St FAGANS is an outdoor museum that covers many acres in the Welsh countryside. One house is indigenous to the site, kept the way it was at the end of WW I.

Other buildings have been collected from various parts of Wales and reassembled here. There is a church from around 1520. When they began to examine it to prepare to move it they found paintings under white wash on the walls. After research they figured out how to lift the paint pigment from the walls and transfer it intact to the stones they reassembled here at St FAGANS.

One building is a merchant/trader from the late 1700’s (approximately) in which he lived above the level where he kept his goods. A 19th century general store has hundreds of items useful at that time in history and smelled like my grandfather’s old shed.

Up the hill about a quarter of a mile is a pair of reconstructed Iron Age huts. Made of mud and straw and 1-inch-thick sticks, covered with thatch, one of them contains the artifacts and articles of daily life.

One of my favorites is the Workman’s Institute. Built by coal miners as a community center it provided schooling, newspapers of the day, a library, meeting rooms and a social hall.

Everything there is built to last. Many buildings are constructed of local sandstone. It’s remarkable to realize the British Isles at some point in earth history were deep enough in the ocean that sand and sediment could be compressed into the stone that has been used to construct buildings since before the advent of the Romans.

The museum is continuing to expand their collection of buildings and artifacts to illustrate Welsh life over the centuries.





Later in the trip when the ruins of Tintern Abbey came into view memories came flooding back. My father was a student of English literature and often would quote from memory lines he particularly loved. Wordsworth’s “Tintern Abbey” (full title: “Lines Composed a Few Miles above Tintern Abbey, on Revisiting the Banks of the Wye During a Tour, July 13, 1798”) was one of his favorites.

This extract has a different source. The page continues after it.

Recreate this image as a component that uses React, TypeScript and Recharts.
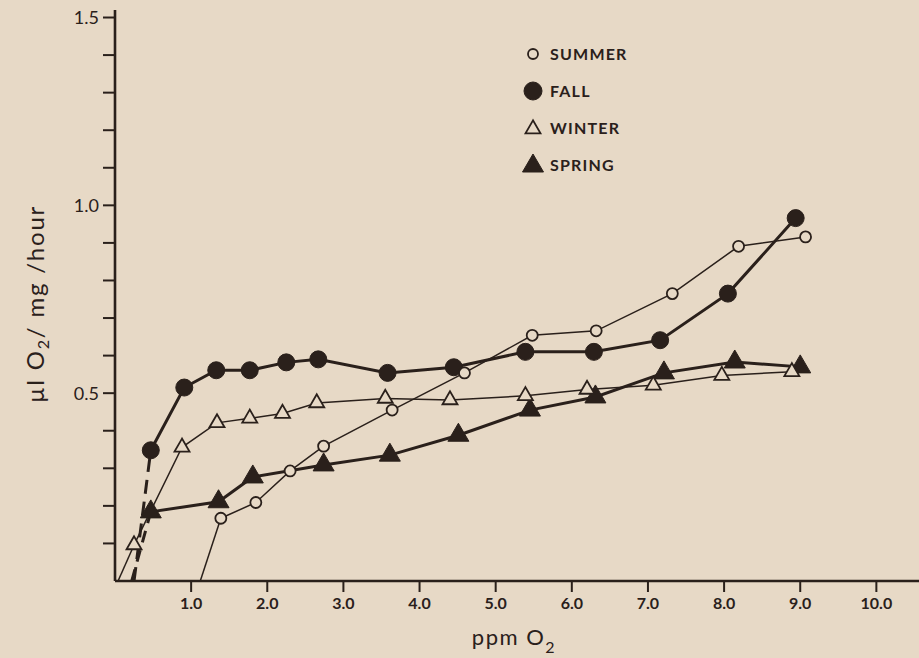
import React from 'react';
import { LineChart, Line, XAxis, YAxis, Legend, Label } from 'recharts';

// ---- data ----
const summerX = [1.39, 1.85, 2.3, 2.74, 3.64, 4.59, 5.48, 6.32, 7.32, 8.19, 9.07];
const summerY = [0.167, 0.209, 0.293, 0.359, 0.455, 0.554, 0.654, 0.666, 0.765, 0.891, 0.916];

const fallX = [0.47, 0.91, 1.33, 1.77, 2.25, 2.67, 3.58, 4.45, 5.39, 6.29, 7.16, 8.05, 8.94];
const fallY = [0.348, 0.515, 0.561, 0.561, 0.582, 0.59, 0.554, 0.569, 0.61, 0.61, 0.641, 0.765, 0.966];

const winterX = [0.25, 0.88, 1.34, 1.77, 2.2, 2.65, 3.55, 4.4, 5.39, 6.2, 7.07, 7.97, 8.89];
const winterY = [0.096, 0.356, 0.421, 0.433, 0.446, 0.474, 0.486, 0.482, 0.493, 0.51, 0.521, 0.547, 0.557];

const springX = [0.47, 1.36, 1.81, 2.74, 3.61, 4.51, 5.45, 6.31, 7.21, 8.14, 9.0];
const springY = [0.184, 0.211, 0.277, 0.309, 0.335, 0.388, 0.455, 0.49, 0.554, 0.583, 0.57];

// x-intercepts of the extrapolated starting segments
const summerStart = 1.12;
const winterStart = 0.04;
const fallStart = 0.25;
const springStart = 0.22;

const xTicks = [1, 2, 3, 4, 5, 6, 7, 8, 9, 10];
const yTicks = [0.1, 0.2, 0.3, 0.4, 0.5, 0.6, 0.7, 0.8, 0.9, 1.0, 1.1, 1.2, 1.3, 1.4, 1.5];
const legendNames = ['SUMMER', 'FALL', 'WINTER', 'SPRING'];

const pts = (xs: number[], ys: number[]) => xs.map((x, i) => ({ x, y: ys[i] }));
const summer = pts(summerX, summerY);
const fall = pts(fallX, fallY);
const winter = pts(winterX, winterY);
const spring = pts(springX, springY);
const summerExt = [{ x: summerStart, y: 0 }, summer[0]];
const winterExt = [{ x: winterStart, y: 0 }, winter[0]];
const fallExt = [{ x: fallStart, y: 0 }, fall[0]];
const springExt = [{ x: springStart, y: 0 }, spring[0]];

const BG = '#e7d9c6';
const INK = '#2a201b';
const FONT = 'Lato, "DejaVu Sans", sans-serif';

// ---- marker shapes ----
const OpenCircle = ({ cx, cy, r = 5.5 }: any) => (
  <circle cx={cx} cy={cy} r={r} fill={BG} stroke={INK} strokeWidth={1.8} />
);
const FilledCircle = ({ cx, cy, r = 8.5 }: any) => (
  <circle cx={cx} cy={cy} r={r} fill={INK} stroke={INK} strokeWidth={1} />
);
const tri = (cx: number, cy: number, w: number, h: number) =>
  `M${cx},${cy - (2 * h) / 3} L${cx - w / 2},${cy + h / 3} L${cx + w / 2},${cy + h / 3} Z`;
const OpenTri = ({ cx, cy, w = 15, h = 13 }: any) => (
  <path d={tri(cx, cy, w, h)} fill={BG} stroke={INK} strokeWidth={1.8} strokeLinejoin="miter" />
);
const FilledTri = ({ cx, cy, w = 21, h = 18 }: any) => (
  <path d={tri(cx, cy, w, h)} fill={INK} stroke={INK} strokeWidth={1} />
);

const markerFor = (name: string, cx: number, cy: number) => {
  if (name === 'SUMMER') return <OpenCircle cx={cx} cy={cy} r={5} />;
  if (name === 'FALL') return <FilledCircle cx={cx} cy={cy} r={9} />;
  if (name === 'WINTER') return <OpenTri cx={cx} cy={cy + 1} w={15} h={13} />;
  return <FilledTri cx={cx} cy={cy + 1} w={21} h={18} />;
};

const LegendBox = () => (
  <div style={{ fontFamily: FONT }}>
    {legendNames.map((n) => (
      <div key={n} style={{ display: 'flex', alignItems: 'center', height: 37 }}>
        <svg width={22} height={24} style={{ marginRight: 6 }}>
          {markerFor(n, 11, 12)}
        </svg>
        <span style={{ fontSize: 16, fontWeight: 700, letterSpacing: 1.2, color: INK }}>{n}</span>
      </div>
    ))}
  </div>
);

const YTitle = () => (
  <text
    x={34}
    y={304}
    transform="rotate(-90, 34, 304)"
    textAnchor="middle"
    dominantBaseline="central"
    fill={INK}
    fontFamily={FONT}
    fontSize={24}
    letterSpacing={1.8}
  >
    µl O<tspan dy={8} fontSize={16}>2</tspan>
    <tspan dy={-8}>/ mg /hour</tspan>
  </text>
);

const XTitle = () => (
  <text x={514} y={645} textAnchor="middle" fill={INK} fontFamily={FONT} fontSize={22} letterSpacing={1.5}>
    ppm O<tspan dy={8} fontSize={16}>2</tspan>
  </text>
);

export default function App() {
  return (
    <div style={{ position: 'fixed', left: 0, top: 0, width: 919, height: 658, background: BG }}>
      <LineChart width={919} height={658} margin={{ top: 10, right: 0, left: 0, bottom: 0 }}>
        <XAxis
          type="number"
          dataKey="x"
          domain={[0, 10.56]}
          ticks={xTicks}
          tickFormatter={(v: number) => v.toFixed(1)}
          height={77}
          allowDataOverflow
          axisLine={{ stroke: INK, strokeWidth: 2.6 }}
          tickLine={{ stroke: INK, strokeWidth: 2 }}
          tickSize={11}
          tickMargin={6}
          tick={{ fill: INK, fontSize: 16, fontFamily: FONT, fontWeight: 700 }}
        >
          <Label content={<XTitle />} />
        </XAxis>
        <YAxis
          type="number"
          dataKey="y"
          domain={[0, 1.52]}
          ticks={yTicks}
          interval={0}
          tickFormatter={(v: number) => (Math.round(v * 10) % 5 === 0 ? v.toFixed(1) : '')}
          width={115}
          allowDataOverflow
          axisLine={{ stroke: INK, strokeWidth: 2.6 }}
          tickLine={{ stroke: INK, strokeWidth: 2 }}
          tickSize={12}
          tickMargin={4}
          tick={{ fill: INK, fontSize: 18, fontFamily: FONT }}
        >
          <Label content={<YTitle />} />
        </YAxis>
        <Legend
          layout="vertical"
          align="center"
          verticalAlign="middle"
          content={<LegendBox />}
          wrapperStyle={{ position: 'absolute', left: 522, top: 35, width: 160 }}
        />
        <Line data={summerExt} dataKey="y" stroke={INK} strokeWidth={1.5} dot={false} legendType="none" isAnimationActive={false} />
        <Line data={winterExt} dataKey="y" stroke={INK} strokeWidth={1.5} dot={false} legendType="none" isAnimationActive={false} />
        <Line data={fallExt} dataKey="y" stroke={INK} strokeWidth={3} strokeDasharray="14 8" dot={false} legendType="none" isAnimationActive={false} />
        <Line data={springExt} dataKey="y" stroke={INK} strokeWidth={3} strokeDasharray="12 8" dot={false} legendType="none" isAnimationActive={false} />
        <Line
          data={spring}
          dataKey="y"
          name="SPRING"
          stroke={INK}
          strokeWidth={3}
          isAnimationActive={false}
          dot={(p: any) => <FilledTri key={`sp${p.index}`} cx={p.cx} cy={p.cy} />}
        />
        <Line
          data={fall}
          dataKey="y"
          name="FALL"
          stroke={INK}
          strokeWidth={3}
          isAnimationActive={false}
          dot={(p: any) => <FilledCircle key={`f${p.index}`} cx={p.cx} cy={p.cy} />}
        />
        <Line
          data={winter}
          dataKey="y"
          name="WINTER"
          stroke={INK}
          strokeWidth={1.5}
          isAnimationActive={false}
          dot={(p: any) => <OpenTri key={`w${p.index}`} cx={p.cx} cy={p.cy} />}
        />
        <Line
          data={summer}
          dataKey="y"
          name="SUMMER"
          stroke={INK}
          strokeWidth={1.5}
          isAnimationActive={false}
          dot={(p: any) => <OpenCircle key={`s${p.index}`} cx={p.cx} cy={p.cy} />}
        />
      </LineChart>
    </div>
  );
}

I remember seeing ink sketches of the ruins, seemingly in a book of Wordsworth’s poetry, and probably other sources as well. Tintern Abbey is more stark in person than in the sketches I remember.

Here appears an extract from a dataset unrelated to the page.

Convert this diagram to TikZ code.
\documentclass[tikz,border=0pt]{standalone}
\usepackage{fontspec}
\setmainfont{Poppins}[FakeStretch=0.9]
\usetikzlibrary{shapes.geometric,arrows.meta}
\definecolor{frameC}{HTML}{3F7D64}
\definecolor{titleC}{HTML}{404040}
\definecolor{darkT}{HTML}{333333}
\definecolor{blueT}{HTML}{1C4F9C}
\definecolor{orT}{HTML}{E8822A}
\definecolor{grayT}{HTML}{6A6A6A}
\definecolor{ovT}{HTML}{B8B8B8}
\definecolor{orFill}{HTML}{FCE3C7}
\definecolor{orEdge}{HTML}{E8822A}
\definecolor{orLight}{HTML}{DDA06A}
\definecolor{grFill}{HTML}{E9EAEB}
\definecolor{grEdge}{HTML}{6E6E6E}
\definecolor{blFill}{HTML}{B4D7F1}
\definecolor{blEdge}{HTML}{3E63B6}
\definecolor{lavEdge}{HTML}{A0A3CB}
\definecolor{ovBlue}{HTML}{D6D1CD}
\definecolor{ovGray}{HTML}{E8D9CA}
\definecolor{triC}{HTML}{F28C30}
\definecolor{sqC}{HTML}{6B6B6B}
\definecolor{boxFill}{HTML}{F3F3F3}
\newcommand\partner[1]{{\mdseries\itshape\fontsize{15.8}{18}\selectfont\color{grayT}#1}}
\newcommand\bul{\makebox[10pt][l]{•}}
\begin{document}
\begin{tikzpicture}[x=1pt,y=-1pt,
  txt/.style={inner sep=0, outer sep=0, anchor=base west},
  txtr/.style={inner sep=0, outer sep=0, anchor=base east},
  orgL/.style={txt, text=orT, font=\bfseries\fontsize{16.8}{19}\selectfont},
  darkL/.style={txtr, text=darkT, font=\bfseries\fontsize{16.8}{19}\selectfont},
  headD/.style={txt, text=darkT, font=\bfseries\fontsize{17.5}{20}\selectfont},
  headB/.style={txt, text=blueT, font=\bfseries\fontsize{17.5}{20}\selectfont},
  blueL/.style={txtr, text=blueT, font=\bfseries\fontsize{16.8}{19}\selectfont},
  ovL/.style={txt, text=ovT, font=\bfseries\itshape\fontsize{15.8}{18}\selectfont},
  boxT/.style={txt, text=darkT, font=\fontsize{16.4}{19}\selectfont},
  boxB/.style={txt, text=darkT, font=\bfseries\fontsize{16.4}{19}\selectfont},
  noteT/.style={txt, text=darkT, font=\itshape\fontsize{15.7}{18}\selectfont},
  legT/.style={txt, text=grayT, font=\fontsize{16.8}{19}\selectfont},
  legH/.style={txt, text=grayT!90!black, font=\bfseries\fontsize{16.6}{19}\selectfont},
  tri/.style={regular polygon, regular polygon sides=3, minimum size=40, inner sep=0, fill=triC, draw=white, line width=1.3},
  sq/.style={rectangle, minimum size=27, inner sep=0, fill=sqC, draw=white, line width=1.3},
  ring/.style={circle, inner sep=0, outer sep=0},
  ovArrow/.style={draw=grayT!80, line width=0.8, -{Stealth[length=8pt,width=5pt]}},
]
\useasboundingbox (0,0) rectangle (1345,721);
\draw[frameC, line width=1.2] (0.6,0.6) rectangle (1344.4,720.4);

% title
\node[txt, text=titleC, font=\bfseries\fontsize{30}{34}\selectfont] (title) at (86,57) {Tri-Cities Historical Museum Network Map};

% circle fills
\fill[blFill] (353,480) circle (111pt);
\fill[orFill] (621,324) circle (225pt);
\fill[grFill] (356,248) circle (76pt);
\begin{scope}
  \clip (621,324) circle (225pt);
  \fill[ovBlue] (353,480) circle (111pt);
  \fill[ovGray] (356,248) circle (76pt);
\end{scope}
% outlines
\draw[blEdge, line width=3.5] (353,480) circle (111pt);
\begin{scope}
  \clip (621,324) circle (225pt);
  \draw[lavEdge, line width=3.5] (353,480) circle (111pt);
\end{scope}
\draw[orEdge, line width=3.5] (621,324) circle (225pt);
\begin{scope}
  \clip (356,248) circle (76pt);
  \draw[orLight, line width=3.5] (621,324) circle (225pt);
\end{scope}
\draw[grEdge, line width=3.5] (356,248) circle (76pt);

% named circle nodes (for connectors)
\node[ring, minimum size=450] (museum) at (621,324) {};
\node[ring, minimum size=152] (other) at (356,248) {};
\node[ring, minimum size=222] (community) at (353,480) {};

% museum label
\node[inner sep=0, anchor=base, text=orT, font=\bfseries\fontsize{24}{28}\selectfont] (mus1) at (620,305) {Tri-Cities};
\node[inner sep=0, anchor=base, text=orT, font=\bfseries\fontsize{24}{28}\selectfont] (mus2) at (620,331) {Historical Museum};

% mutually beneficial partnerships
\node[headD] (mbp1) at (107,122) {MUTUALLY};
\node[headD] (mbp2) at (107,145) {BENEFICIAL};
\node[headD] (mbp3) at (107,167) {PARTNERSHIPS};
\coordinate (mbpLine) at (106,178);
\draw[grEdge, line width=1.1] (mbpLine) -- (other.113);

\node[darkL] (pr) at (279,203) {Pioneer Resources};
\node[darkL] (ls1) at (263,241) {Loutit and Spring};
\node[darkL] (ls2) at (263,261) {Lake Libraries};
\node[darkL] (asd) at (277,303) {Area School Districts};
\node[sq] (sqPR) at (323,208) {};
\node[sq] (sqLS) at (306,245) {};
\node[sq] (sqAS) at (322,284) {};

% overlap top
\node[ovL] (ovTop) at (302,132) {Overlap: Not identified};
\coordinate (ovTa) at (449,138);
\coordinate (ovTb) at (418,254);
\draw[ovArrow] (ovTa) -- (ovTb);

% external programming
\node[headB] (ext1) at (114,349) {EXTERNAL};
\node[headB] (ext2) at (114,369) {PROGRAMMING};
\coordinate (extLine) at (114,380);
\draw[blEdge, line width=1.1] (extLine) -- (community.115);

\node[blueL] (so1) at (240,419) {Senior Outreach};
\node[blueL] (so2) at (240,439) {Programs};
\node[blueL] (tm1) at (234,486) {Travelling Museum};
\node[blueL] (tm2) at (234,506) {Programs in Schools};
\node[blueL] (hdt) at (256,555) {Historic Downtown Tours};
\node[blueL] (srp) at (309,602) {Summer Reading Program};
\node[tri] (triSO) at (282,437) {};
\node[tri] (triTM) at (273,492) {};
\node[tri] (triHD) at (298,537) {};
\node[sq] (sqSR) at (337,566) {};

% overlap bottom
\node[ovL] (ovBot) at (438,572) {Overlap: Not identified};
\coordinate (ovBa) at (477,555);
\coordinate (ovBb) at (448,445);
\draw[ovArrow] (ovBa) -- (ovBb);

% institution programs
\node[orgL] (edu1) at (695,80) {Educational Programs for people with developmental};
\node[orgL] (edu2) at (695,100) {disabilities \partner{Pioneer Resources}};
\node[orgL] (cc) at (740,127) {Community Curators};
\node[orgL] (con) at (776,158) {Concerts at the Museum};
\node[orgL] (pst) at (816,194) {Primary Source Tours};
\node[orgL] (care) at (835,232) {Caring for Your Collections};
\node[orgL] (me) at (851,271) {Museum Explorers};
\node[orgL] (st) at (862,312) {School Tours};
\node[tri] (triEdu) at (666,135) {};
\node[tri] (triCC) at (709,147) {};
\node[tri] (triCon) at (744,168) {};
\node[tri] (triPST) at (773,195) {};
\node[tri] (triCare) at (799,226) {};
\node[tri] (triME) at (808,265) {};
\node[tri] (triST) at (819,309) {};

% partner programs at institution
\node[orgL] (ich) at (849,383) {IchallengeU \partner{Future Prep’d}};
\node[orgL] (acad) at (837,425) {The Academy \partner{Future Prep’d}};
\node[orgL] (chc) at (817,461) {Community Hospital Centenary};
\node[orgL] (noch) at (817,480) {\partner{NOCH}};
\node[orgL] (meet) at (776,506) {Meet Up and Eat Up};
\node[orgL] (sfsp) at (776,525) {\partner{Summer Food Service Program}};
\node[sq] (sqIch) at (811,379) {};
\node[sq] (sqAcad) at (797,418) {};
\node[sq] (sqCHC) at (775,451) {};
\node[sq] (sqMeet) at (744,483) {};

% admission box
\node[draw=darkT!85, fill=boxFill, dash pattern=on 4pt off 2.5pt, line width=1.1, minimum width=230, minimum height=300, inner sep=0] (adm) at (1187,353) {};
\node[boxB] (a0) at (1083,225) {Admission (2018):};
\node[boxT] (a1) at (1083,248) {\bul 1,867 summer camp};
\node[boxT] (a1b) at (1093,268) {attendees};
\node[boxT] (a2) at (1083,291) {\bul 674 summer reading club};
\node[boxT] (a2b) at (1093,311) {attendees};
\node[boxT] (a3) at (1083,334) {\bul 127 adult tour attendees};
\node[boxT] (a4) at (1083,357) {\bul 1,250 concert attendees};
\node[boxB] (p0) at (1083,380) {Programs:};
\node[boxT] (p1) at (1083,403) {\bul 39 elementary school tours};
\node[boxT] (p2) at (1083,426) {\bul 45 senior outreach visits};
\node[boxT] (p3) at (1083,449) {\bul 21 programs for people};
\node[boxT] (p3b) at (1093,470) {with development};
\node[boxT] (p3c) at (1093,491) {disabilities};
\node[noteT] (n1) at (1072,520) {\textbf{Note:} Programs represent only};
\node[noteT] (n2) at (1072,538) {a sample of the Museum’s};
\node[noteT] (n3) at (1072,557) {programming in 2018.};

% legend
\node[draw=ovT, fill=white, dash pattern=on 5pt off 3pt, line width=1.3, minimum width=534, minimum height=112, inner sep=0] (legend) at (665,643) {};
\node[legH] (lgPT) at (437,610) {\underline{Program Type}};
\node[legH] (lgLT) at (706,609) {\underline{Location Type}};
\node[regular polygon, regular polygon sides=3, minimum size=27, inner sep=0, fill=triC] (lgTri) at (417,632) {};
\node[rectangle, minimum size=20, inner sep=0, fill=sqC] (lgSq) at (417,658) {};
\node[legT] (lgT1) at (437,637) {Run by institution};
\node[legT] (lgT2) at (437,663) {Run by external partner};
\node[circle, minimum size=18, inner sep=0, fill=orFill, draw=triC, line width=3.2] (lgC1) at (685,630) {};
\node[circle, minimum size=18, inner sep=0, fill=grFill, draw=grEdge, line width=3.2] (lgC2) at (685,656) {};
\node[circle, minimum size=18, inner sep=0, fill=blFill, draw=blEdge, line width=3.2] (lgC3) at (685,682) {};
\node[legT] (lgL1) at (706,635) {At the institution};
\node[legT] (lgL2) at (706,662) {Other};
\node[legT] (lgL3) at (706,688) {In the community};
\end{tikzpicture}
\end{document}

Built in the early 1130s by Cistercian
monks (a purist break away Order of Benedictine monks) the buildings were expanded over the years until the time Henry VIII separated from Rome, declared himself head of the Church of England and seized most church property to support the kingdom. For nearly 500 years since then Tintern Abbey has continued to deteriorate. Today it is a stark reminder of the past, and of the destructiveness birthed by rigid adherence to the idea that “my view of what God wants is the only right view, and if you disagree with me you will pay a serious price.”



If you are interested in reading Wordsworth’s “Tintern Abbey, this link will take you to a copy of it.

Back home safe and sound, we found a fine little Italian restaurant in Bath, had house red wine with dinner and reveled in the day. It is an amazing experience living in the midst of so many layers of human history and being reminded that we are but a speck in the known history of the universe.